When you’re starting a business, it’s tempting to say yes to every opportunity, every client, and every project that comes your way. You need revenue, you need to prove yourself, and you don’t want to turn away potential customers. But this instinct—while understandable—is one of the biggest mistakes new business owners make.
The danger of saying yes to everything is that you quickly become spread too thin. Your team is overwhelmed, quality suffers, and you find yourself working 70-hour weeks just to keep up with commitments you shouldn’t have made. You’re no longer building a business; you’re creating a job that owns you. Worse, all this busyness prevents you from doing the strategic work that actually grows your business—like refining your offerings, improving systems, or focusing on your most profitable customers.

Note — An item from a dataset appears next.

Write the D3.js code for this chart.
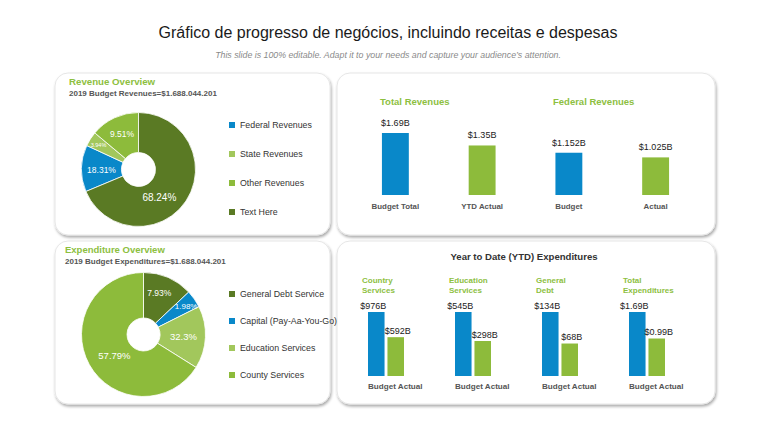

The entrepreneurs who succeed are the ones who learn early to be selective. They say no to distractions and focus their energy on the right opportunities. It’s counterintuitive, but the path to growth runs through saying no to most things and yes only to the right things.
The Fix #
- Define Your Ideal Customer: Be crystal clear about who you serve best and what you do exceptionally well. This makes it easier to say no to misaligned opportunities.
- Set Clear Boundaries: Decide in advance what types of projects, clients, or opportunities align with your vision. Use these criteria to filter requests quickly.
- Say No Graciously: Develop a polite way to decline opportunities that don’t fit. You can offer referrals or suggest a future partnership instead.
Learning to say no isn’t about leaving money on the table—it’s about building a sustainable, profitable business that works for you, not against you.